HB 913 requires Florida condo and cooperative associations to create and maintain online accounts with the state Division of Condominiums, updated annually with current board, inspection, and reserve information. The law expanded the official records list to include individual bank statements, ledgers, and required affidavits. Associations must post new official records to their website within 30 days of creation. Video conference meetings must be recorded and stored as official records for seven years. Consult qualified legal counsel for guidance specific to your community.
Does Florida HB 913 apply to HOAs?
Most provisions of HB 913 apply specifically to condominium and cooperative associations. Some CAM licensing requirements may apply more broadly. HOA boards and managers should review the full bill text and consult a Florida community association attorney to understand what applies to their specific community.
What are the CAM requirements under HB 913?
Under HB 913, all licensed CAMs must maintain an online account with the DBPR identifying their employer, the communities they serve, and relevant service details. Updates must be made within 30 days of any change. CAMs with revoked licenses are barred from owning, working for, or holding any position in a community association management firm for 10 years from the date of revocation.
When did HB 913 take effect in Florida?
Most provisions of HB 913 took effect July 1, 2025. The online account creation requirement for associations had a deadline of October 1, 2025. CAMs must update their DBPR accounts within 30 days of any service or employment change on an ongoing basis.

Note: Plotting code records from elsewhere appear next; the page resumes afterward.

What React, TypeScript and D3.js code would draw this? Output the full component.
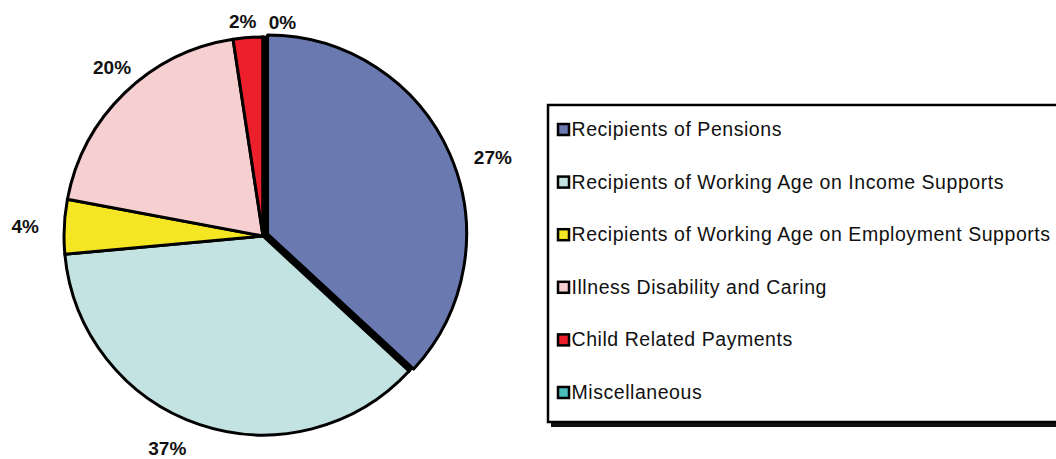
import React from "react";
import * as d3 from "d3";

// categories in legend order (also slice order, clockwise from 12 o'clock)
const categories = [
  "Recipients of Pensions",
  "Recipients of Working Age on Income Supports",
  "Recipients of Working Age on Employment Supports",
  "Illness Disability and Caring",
  "Child Related Payments",
  "Miscellaneous",
];
// slice sizes
const sliceValues = [36.8, 36.6, 4.4, 19.6, 2.4, 0];
// labels as printed on the chart
const sliceLabels = ["27%", "37%", "4%", "20%", "2%", "0%"];
const colors = ["#6a79b0", "#c2e3e1", "#f5e623", "#f6cfd0", "#ee1f2d", "#4bbcbc"];

const W = 1056;
const H = 459;

export default function App() {
  const cx = 263;
  const cy = 236;
  const R = 199;

  const pie = d3.pie<number>().sort(null).value((d) => d);
  const arcs = pie(sliceValues);
  const arc = d3.arc<d3.PieArcDatum<number>>().innerRadius(0).outerRadius(R);

  // label placement tweaks (degrees off the bisector, distance from centre)
  const labelShift = [4.7, 5.5, -0.4, 2.1, -1.1, 5.2];
  const labelDist = [243, 233, 238, 226, 215, 214];

  const explode = 5;
  const blueMid = (arcs[0].startAngle + arcs[0].endAngle) / 2;
  const ex = Math.sin(blueMid) * explode;
  const ey = -Math.cos(blueMid) * explode;

  // legend
  const legX = 548;
  const legY = 105;
  const legH = 317;
  const rowY = d3.scaleLinear().domain([0, categories.length - 1]).range([129, 392]);

  return (
    <svg
      width={W}
      height={H}
      style={{ position: "absolute", left: 0, top: 0, background: "#fff" }}
      fontFamily="'Liberation Sans', Arial, sans-serif"
    >
      <g transform={`translate(${cx},${cy})`}>
        {/* black footprint of the exploded slice fills the gap */}
        <path d={arc(arcs[0]) || ""} fill="#000" stroke="#000" strokeWidth={3} />
        {arcs.map((a, i) => (
          <path
            key={i}
            d={arc(a) || ""}
            transform={i === 0 ? `translate(${ex},${ey})` : undefined}
            fill={colors[i]}
            stroke="#000"
            strokeWidth={3}
            strokeLinejoin="round"
          />
        ))}
        {arcs.map((a, i) => {
          const mid = (a.startAngle + a.endAngle) / 2 + (labelShift[i] * Math.PI) / 180;
          const x = labelDist[i] * Math.sin(mid);
          const y = -labelDist[i] * Math.cos(mid);
          return (
            <text
              key={i}
              x={x}
              y={y}
              textAnchor="middle"
              dominantBaseline="central"
              fontWeight="bold"
              fontSize={19}
              fill="#111"
            >
              {sliceLabels[i]}
            </text>
          );
        })}
      </g>

      {/* legend */}
      <rect x={legX + 3} y={legY + legH} width={W} height={5} fill="#111" />
      <rect
        x={legX}
        y={legY}
        width={W}
        height={legH}
        fill="#fff"
        stroke="#000"
        strokeWidth={2.5}
      />
      {categories.map((name, i) => (
        <g key={name} transform={`translate(${legX + 10},${rowY(i)})`}>
          <rect x={0} y={-5} width={11} height={11} fill={colors[i]} stroke="#000" strokeWidth={2.5} />
          <text
            x={13.5}
            y={0}
            dominantBaseline="central"
            fontSize={19.5}
            letterSpacing={0.55}
            fill="#111"
          >
            {name}
          </text>
        </g>
      ))}
    </svg>
  );
}
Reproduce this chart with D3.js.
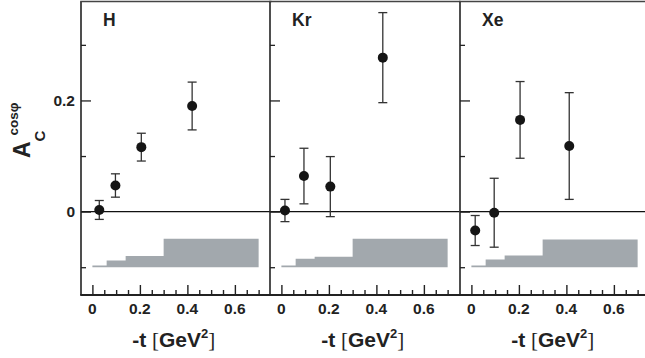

Why do community associations struggle with documentation?
Most Florida associations have historically managed resident applications and board approvals through email, PDF attachments, and spreadsheets. These tools do not create centralized records, consistent audit trails, or real-time visibility. Documentation is assembled manually after the fact rather than created automatically as part of the process. As HB 913 raises the expectation for organized, accessible records, that gap becomes a real operational problem.
How can CAMs reduce manual documentation work without adding more steps?
A centralized resident onboarding platform eliminates most of the manual steps that create documentation gaps. When applications, document collection, identity verification, background checks, and board approvals all happen inside one system, records are created automatically as part of the workflow. There is no separate step to archive documents, update status trackers, or compile files for board review.
What is a digital approval workflow for HOA and condo boards?
A digital approval workflow gives board members structured access to applicant files, screening results, and supporting documentation through a dedicated board portal. Instead of receiving documents by email and making decisions across separate conversations, boards review everything organized in one view, record their votes with timestamps, and leave a clear audit trail of each decision. The CAM does not have to compile or distribute materials manually before each board review.
Where can I read the official text of Florida HB 913?
The full bill text and legislative history are available on the Florida Senate's official HB 913 page. For questions about how HB 913 applies to your specific association, consult a licensed Florida community association attorney or contact the DBPR directly.